Production Tips with Das Nibley: 7 Tips for Creating Mashups
Hey friends, Das Nibley here with your weekly production tip. Aside from doing original productions and remixes, I am also a big fan of creating mashups and mashup videos. Although I love doing my own originals and remixes, mashups are another fun way to reach a new audience and I can easily say I have gained the majority of my social network following through my mashup projects. I get a decent amount of comments asking how I make some them so here are a few suggestions for how to create your own unique mashups.
1) Use high quality files.
-Avoid low-grade audio files that may clip or sound scratchy. For example, in my recent 2Pac/Biggie mashup, I went to the original sample source they used in “Runnin’ (Dying to Live)” (Edgar Winter’s “Dying to Live”) and edited (warped/transposed it) myself because the quality was higher than in the 2Pac/Biggie acapella file.
-Be sure to use audio files with a minimum Bit Rate of 128kbps (*You can check this in iTunes)
2) Practice Warping (Ableton) or time-stretching audio in your DAW.
-Generally, the majority of your work on a mashup will be with time alteration/beat-matching and making sure tracks “fit” together. Practice this in your free time and it will become second nature. Also be mindful of the warp mode your are using for each track though (I.e. In Ableton, “Complex” mode will likely sound better than “Beats” mode if you are transposing a sound).
-Here’s a solid video tip for Warping in Ableton.
3) Use the metronome (tempo click) and a bpm counter as a reference point.
-This is a cool site for quickly checking (or tapping) the general BPM or tempo range of track: http://www.all8.com/tools/bpm.htm
4) EQs are your best friend.
-When it comes to FX, EQs are easily your best friend and sometimes the only effect you may really need. This makes sense since two tracks may likely share common frequencies and you often want to EQ-out bass or other competing frequencies in one or both of the tracks. For example, there are multiple moments in my Madeon Tribute (Live Mashup) where I removed bass from tracks to make room for other elements in the mix.
5) Look for songs with the same or similar chord progressions.
-Also listen for tracks that share the same key signature (I.e. Beatport gives you the tempo and key of the tracks on their site). Play around with transposing/modulating tracks as well because they are often a semitone or two apart from being in key together!

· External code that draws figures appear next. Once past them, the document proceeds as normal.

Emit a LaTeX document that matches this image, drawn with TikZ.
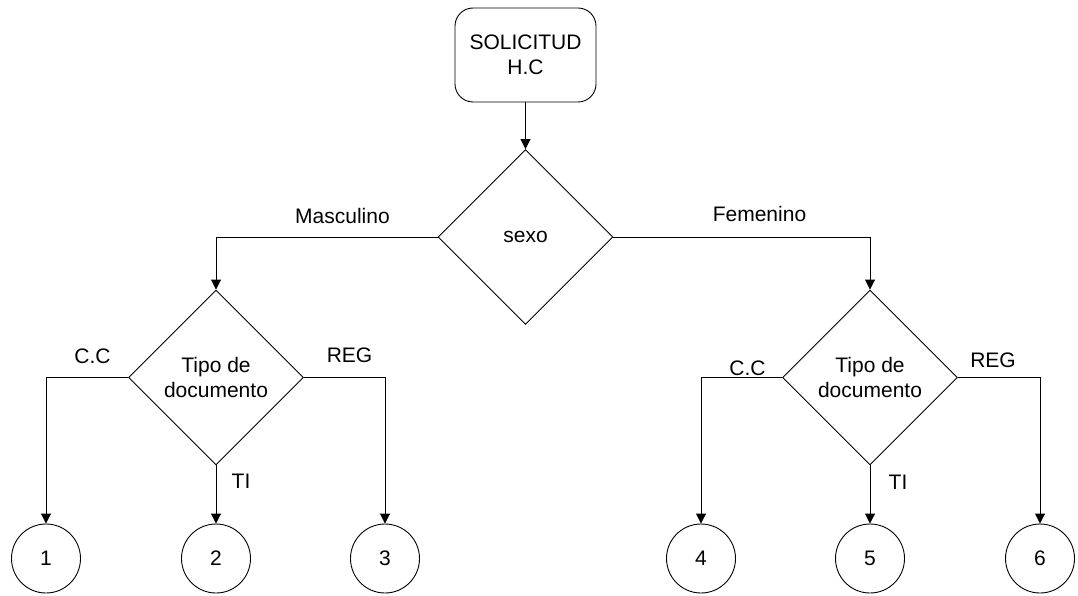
\documentclass[tikz,border=0pt]{standalone}
\usepackage{fontspec}
\setmainfont{Liberation Sans}
\usetikzlibrary{shapes.geometric,arrows.meta}
\begin{document}
\begin{tikzpicture}[x=1pt,y=-1pt,
  every node/.style={font=\fontsize{21}{25}\selectfont},
  base/.style={draw=black,line width=0.9pt},
  startbox/.style={base,rectangle,rounded corners=18pt,minimum width=141pt,minimum height=94pt,align=center,inner sep=0pt},
  decision/.style={base,diamond,minimum width=175pt,minimum height=175pt,inner sep=0pt,align=center},
  endpoint/.style={base,circle,minimum size=69pt,inner sep=0pt},
  flow/.style={line width=0.9pt,-{Triangle[length=10pt,width=10pt]}},
  lbl/.style={anchor=base,inner sep=0pt}]
\useasboundingbox (0,0) rectangle (1078,596);

% start and first decision
\node[startbox] (start) at (525.5,55) {SOLICITUD\\H.C};
\node[decision] (sexo) at (525.5,237) {sexo};

% document type decisions
\node[decision] (tipoM) at (216,377.5) {Tipo de\\documento};
\node[decision] (tipoF) at (870,377.5) {Tipo de\\documento};

% terminal circles
\node[endpoint] (c1) at (46,558.5) {1};
\node[endpoint] (c2) at (216,558.5) {2};
\node[endpoint] (c3) at (385,558.5) {3};
\node[endpoint] (c4) at (701,558.5) {4};
\node[endpoint] (c5) at (870,558.5) {5};
\node[endpoint] (c6) at (1040,558.5) {6};

% connectors
\draw[flow] (start) -- (sexo);
\draw[flow] (sexo.west) -| (tipoM.north);
\draw[flow] (sexo.east) -| (tipoF.north);
\draw[flow] (tipoM.west) -| (c1.north);
\draw[flow] (tipoM.south) -- (c2.north);
\draw[flow] (tipoM.east) -| (c3.north);
\draw[flow] (tipoF.west) -| (c4.north);
\draw[flow] (tipoF.south) -- (c5.north);
\draw[flow] (tipoF.east) -| (c6.north);

% branch labels
\node[lbl] (lmasc) at (342.5,223) {Masculino};
\node[lbl] (lfem) at (759.5,221) {Femenino};
\node[lbl] (lcc1) at (92.5,363) {C.C};
\node[lbl] (lreg1) at (349.5,362) {REG};
\node[lbl] (lti1) at (241,488) {TI};
\node[lbl] (lcc2) at (747.5,375) {C.C};
\node[lbl] (lreg2) at (993,367) {REG};
\node[lbl] (lti2) at (898,489) {TI};
\end{tikzpicture}
\end{document}
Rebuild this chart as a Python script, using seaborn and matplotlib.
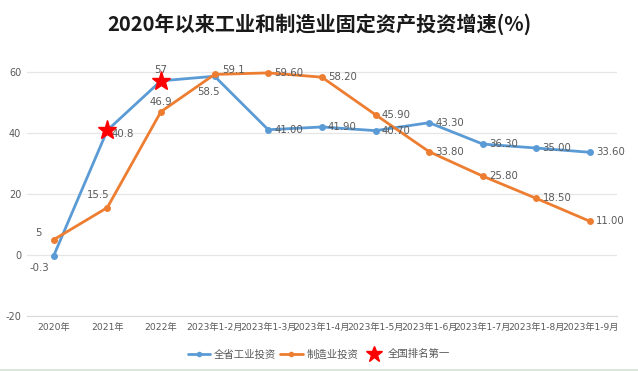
import matplotlib
matplotlib.use("Agg")
import matplotlib.pyplot as plt
from matplotlib.lines import Line2D
import seaborn as sns
import numpy as np
import pandas as pd

categories = ["2020年", "2021年", "2022年", "2023年1-2月", "2023年1-3月", "2023年1-4月",
              "2023年1-5月", "2023年1-6月", "2023年1-7月", "2023年1-8月", "2023年1-9月"]
industry = [-0.3, 40.8, 57, 58.5, 41.0, 41.9, 40.7, 43.3, 36.3, 35.0, 33.6]
manufacturing = [5, 15.5, 46.9, 59.1, 59.6, 58.2, 45.9, 33.8, 25.8, 18.5, 11.0]
industry_labels = ["-0.3", "40.8", "57", "58.5", "41.00", "41.90", "40.70", "43.30", "36.30", "35.00", "33.60"]
manufacturing_labels = ["5", "15.5", "46.9", "59.1", "59.60", "58.20", "45.90", "33.80", "25.80", "18.50", "11.00"]
star_idx = [1, 2]

sns.set_style("white")
plt.rcParams["font.family"] = ["DejaVu Sans", "Noto Sans CJK SC"]
plt.rcParams["axes.unicode_minus"] = False

blue = "#5B9BD5"
orange = "#ED7D31"
gray = "#595959"

df = pd.DataFrame({"x": np.arange(len(categories)), "industry": industry, "manufacturing": manufacturing})

fig = plt.figure(figsize=(6.38, 3.71), dpi=100)
ax = fig.add_axes([0.042, 0.148, 0.925, 0.70])

sns.lineplot(data=df, x="x", y="industry", color=blue, lw=2, marker="o", markersize=5,
             markeredgewidth=0, ax=ax, label="全省工业投资")
sns.lineplot(data=df, x="x", y="manufacturing", color=orange, lw=2, marker="o", markersize=5,
             markeredgewidth=0, ax=ax, label="制造业投资")
ax.plot(df["x"][star_idx], np.array(industry)[star_idx], ls="none", marker="*",
        color="red", markersize=14, zorder=5)

# data labels: offsets in pixels
ind_off = [(-4, -12, "right"), (4, -4, "left"), (0, 11, "center"), (-6, -16, "center")] + \
          [(6, 0, "left")] * 7
man_off = [(-12, 7, "right"), (-9, 13, "center"), (0, 10, "center"), (8, 4, "left")] + \
          [(6, 0, "left")] * 7
for i in range(len(categories)):
    dx, dy, ha = ind_off[i]
    ax.annotate(industry_labels[i], (i, industry[i]), xytext=(dx, dy), textcoords="offset pixels",
                ha=ha, va="center", fontsize=7.3, color=gray)
    dx, dy, ha = man_off[i]
    ax.annotate(manufacturing_labels[i], (i, manufacturing[i]), xytext=(dx, dy), textcoords="offset pixels",
                ha=ha, va="center", fontsize=7.3, color=gray)

ax.set_xlim(-0.5, len(categories) - 0.5)
ax.set_ylim(-20, 65)
ax.set_yticks([-20, 0, 20, 40, 60])
ax.set_xticks(df["x"])
ax.set_xticklabels(categories)
ax.set_xticks(np.arange(-0.5, len(categories), 1), minor=True)
ax.tick_params(axis="x", which="major", length=0, labelsize=6.6, labelcolor=gray, pad=5)
ax.tick_params(axis="x", which="minor", length=4, color="#D9D9D9", width=0.8)
ax.tick_params(axis="y", length=0, labelsize=7, labelcolor=gray, pad=4)
ax.set_xlabel("")
ax.set_ylabel("")
ax.grid(axis="y", color="#E6E6E6", lw=0.9)
for s in ["top", "right", "left"]:
    ax.spines[s].set_visible(False)
ax.spines["bottom"].set_color("#D9D9D9")

ax.get_legend().remove()
handles = [
    Line2D([], [], color=blue, lw=2, marker="o", markersize=4, markeredgewidth=0),
    Line2D([], [], color=orange, lw=2, marker="o", markersize=4, markeredgewidth=0),
    Line2D([], [], ls="none", marker="*", color="red", markersize=12),
]
fig.legend(handles, ["全省工业投资", "制造业投资", "全国排名第一"], loc="center",
           bbox_to_anchor=(0.5, 0.045), ncol=3, frameon=False,
           labelcolor=gray, handlelength=2.2, handletextpad=0.3, columnspacing=0.4,
           prop={"family": ["Noto Sans CJK SC"], "size": 7.5})

fig.text(0.5, 0.935, "2020年以来工业和制造业固定资产投资增速(%)", ha="center", va="center",
         fontsize=14.5, fontweight="bold", family=["Noto Sans CJK SC", "DejaVu Sans"], color="#1a1a1a")

# thin light-green frame line along the bottom edge
fig.add_artist(Line2D([0, 1], [0.004, 0.004], transform=fig.transFigure, color="#D5E3D5", lw=1.2))

fig.savefig("out.png", dpi=100)
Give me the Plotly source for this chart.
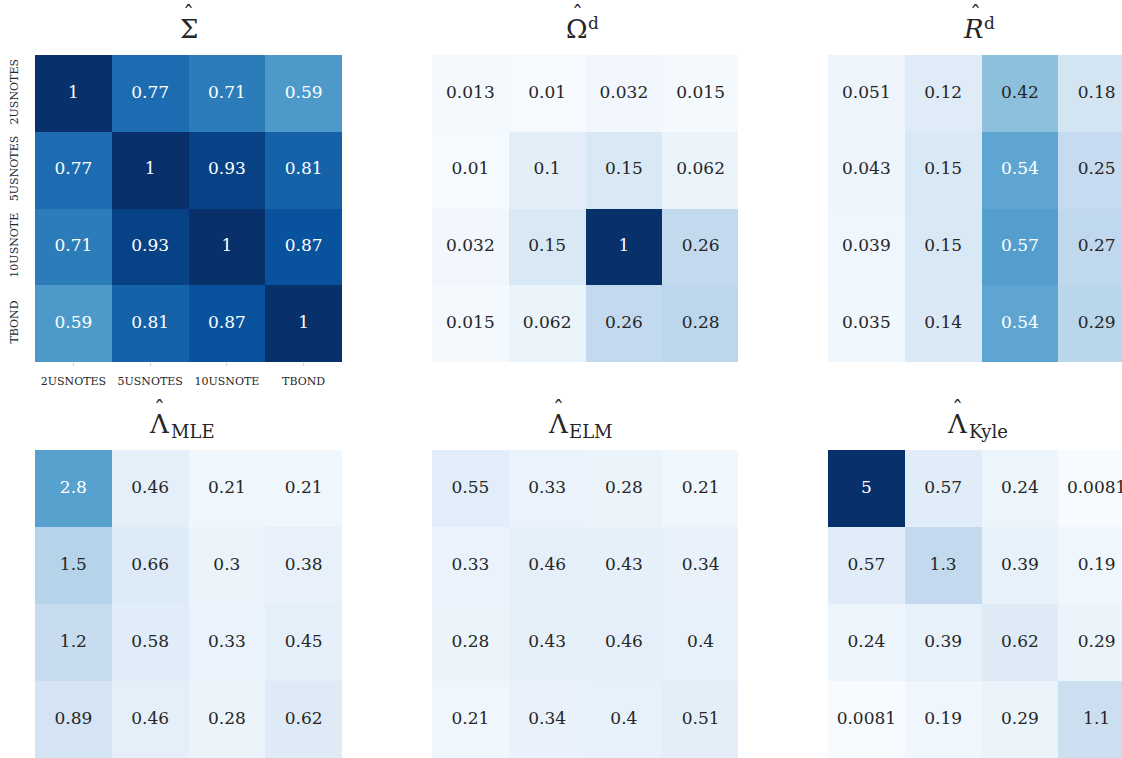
import plotly.graph_objects as go

labels = ["2USNOTES", "5USNOTES", "10USNOTE", "TBOND"]

sigma = [[1, 0.77, 0.71, 0.59],
         [0.77, 1, 0.93, 0.81],
         [0.71, 0.93, 1, 0.87],
         [0.59, 0.81, 0.87, 1]]
omega_d = [[0.013, 0.01, 0.032, 0.015],
           [0.01, 0.1, 0.15, 0.062],
           [0.032, 0.15, 1, 0.26],
           [0.015, 0.062, 0.26, 0.28]]
r_d = [[0.051, 0.12, 0.42, 0.18],
       [0.043, 0.15, 0.54, 0.25],
       [0.039, 0.15, 0.57, 0.27],
       [0.035, 0.14, 0.54, 0.29]]
lam_mle = [[2.8, 0.46, 0.21, 0.21],
           [1.5, 0.66, 0.3, 0.38],
           [1.2, 0.58, 0.33, 0.45],
           [0.89, 0.46, 0.28, 0.62]]
lam_elm = [[0.55, 0.33, 0.28, 0.21],
           [0.33, 0.46, 0.43, 0.34],
           [0.28, 0.43, 0.46, 0.4],
           [0.21, 0.34, 0.4, 0.51]]
lam_kyle = [[5, 0.57, 0.24, 0.0081],
            [0.57, 1.3, 0.39, 0.19],
            [0.24, 0.39, 0.62, 0.29],
            [0.0081, 0.19, 0.29, 1.1]]

# title parts: main symbol, script text, script kind
title_symbols = ["Σ", "Ω", "<i>R</i>", "Λ", "Λ", "Λ"]
title_scripts = ["", "d", "d", "MLE", "ELM", "Kyle"]
title_kinds = ["", "sup", "sup", "sub", "sub", "sub"]
sym_offsets = [0, -8, -8, -29, -27, -24]  # symbol center offset from panel center (px)

panels = [sigma, omega_d, r_d, lam_mle, lam_elm, lam_kyle]
zmaxes = [1, 1, 1, 5, 5, 5]

blues = ["#f7fbff", "#deebf7", "#c6dbef", "#9ecae1", "#6baed6",
         "#4292c6", "#2171b5", "#08519c", "#08306b"]
colorscale = [[i / 8, c] for i, c in enumerate(blues)]


def hex2rgb(h):
    return [int(h[i:i + 2], 16) / 255 for i in (1, 3, 5)]


def cmap(t):
    t = min(max(t, 0), 1)
    p = t * 8
    i = min(int(p), 7)
    f = p - i
    a, b = hex2rgb(blues[i]), hex2rgb(blues[i + 1])
    return [a[k] + (b[k] - a[k]) * f for k in range(3)]


def lum(rgb):
    lin = [c / 12.92 if c <= 0.03928 else ((c + 0.055) / 1.055) ** 2.4 for c in rgb]
    return 0.2126 * lin[0] + 0.7152 * lin[1] + 0.0722 * lin[2]


W, H = 1122, 758
cell = 76.75
col_px = [(35, 342), (432, 738), (828, 1122)]
row_px = [(55, 362), (450, 758)]
SERIF = "DejaVu Serif"
TXT = "#262626"

fig = go.Figure()
annotations = []


def px_ann(text, x, y, size, xanchor="center"):
    annotations.append(dict(text=text, x=x / W, y=1 - y / H, xref="paper", yref="paper",
                            xanchor=xanchor, yanchor="middle", showarrow=False,
                            font=dict(family=SERIF, size=size, color=TXT)))


for k, (z, zmax) in enumerate(zip(panels, zmaxes)):
    r, c = divmod(k, 3)
    x0, x1 = col_px[c]
    y0, y1 = row_px[r]
    ax = "" if k == 0 else str(k + 1)
    xa, ya = "x" + ax, "y" + ax
    xs, ys, txt, cols = [], [], [], []
    for i in range(4):
        for j in range(4):
            v = z[i][j]
            xs.append(j)
            ys.append(i)
            txt.append("{:.2g}".format(v))
            cols.append(TXT if lum(cmap(v / zmax)) > 0.408 else "white")
    fig.add_trace(go.Heatmap(z=z, x=[0, 1, 2, 3], y=[0, 1, 2, 3], zmin=0, zmax=zmax,
                             colorscale=colorscale, showscale=False, hoverinfo="skip",
                             xaxis=xa, yaxis=ya))
    fig.add_trace(go.Scatter(x=xs, y=ys, mode="text", text=txt,
                             textfont=dict(family=SERIF, size=17, color=cols),
                             hoverinfo="skip", showlegend=False, xaxis=xa, yaxis=ya))
    ncells = (x1 - x0) / cell
    first = k == 0
    fig.layout["xaxis" + ax] = dict(
        domain=[x0 / W, x1 / W], range=[-0.5, -0.5 + ncells], anchor=ya,
        showgrid=False, zeroline=False, showline=False,
        tickmode="array", tickvals=[0, 1, 2, 3], ticktext=labels,
        showticklabels=first, ticks="outside" if first else "", ticklen=3,
        tickcolor="#d0d0d0", ticklabelstandoff=6,
        tickfont=dict(family=SERIF, size=11, color=TXT))
    fig.layout["yaxis" + ax] = dict(
        domain=[1 - y1 / H, 1 - y0 / H], range=[3.5, -0.5], anchor=xa,
        showgrid=False, zeroline=False, showline=False,
        tickmode="array", tickvals=[0, 1, 2, 3], ticktext=labels,
        showticklabels=first, ticks="",
        tickangle=-90, ticklabelstandoff=14,
        tickfont=dict(family=SERIF, size=11, color=TXT))

    # title
    cx = x0 + 153.5
    sx = cx + sym_offsets[k]
    ty = y0 - 26
    px_ann(title_symbols[k], sx, ty, 26)
    px_ann("ˆ", sx + (2 if k == 2 else 0), ty - 15, 22)
    if title_kinds[k] == "sup":
        px_ann(title_scripts[k], sx + 8, ty - 6, 17, xanchor="left")
    elif title_kinds[k] == "sub":
        px_ann(title_scripts[k], sx + 9, ty + 7, 18, xanchor="left")

fig.update_layout(width=W, height=H, margin=dict(l=0, r=0, t=0, b=0),
                  paper_bgcolor="white", plot_bgcolor="white",
                  showlegend=False, annotations=annotations)
fig.write_html("out.html")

6) Don’t overdo it with compression, limiting, and processing in general.
-Less is usually more when processing/mastering the final mix of your mashup. Remember that the vast majority of tracks you use in a mashup have already been compressed, limited, and mastered so you may degrade the quality of the track if you try to add too much compression, limiting, and processing!
7) Trust your ears!
-Music theory can be helpful, but most importantly trust your ears and what sounds good together. Even if you have no musical experience, you can still create great mashups by testing what “works” together and your ears will almost always tell you if something doesn’t sound right.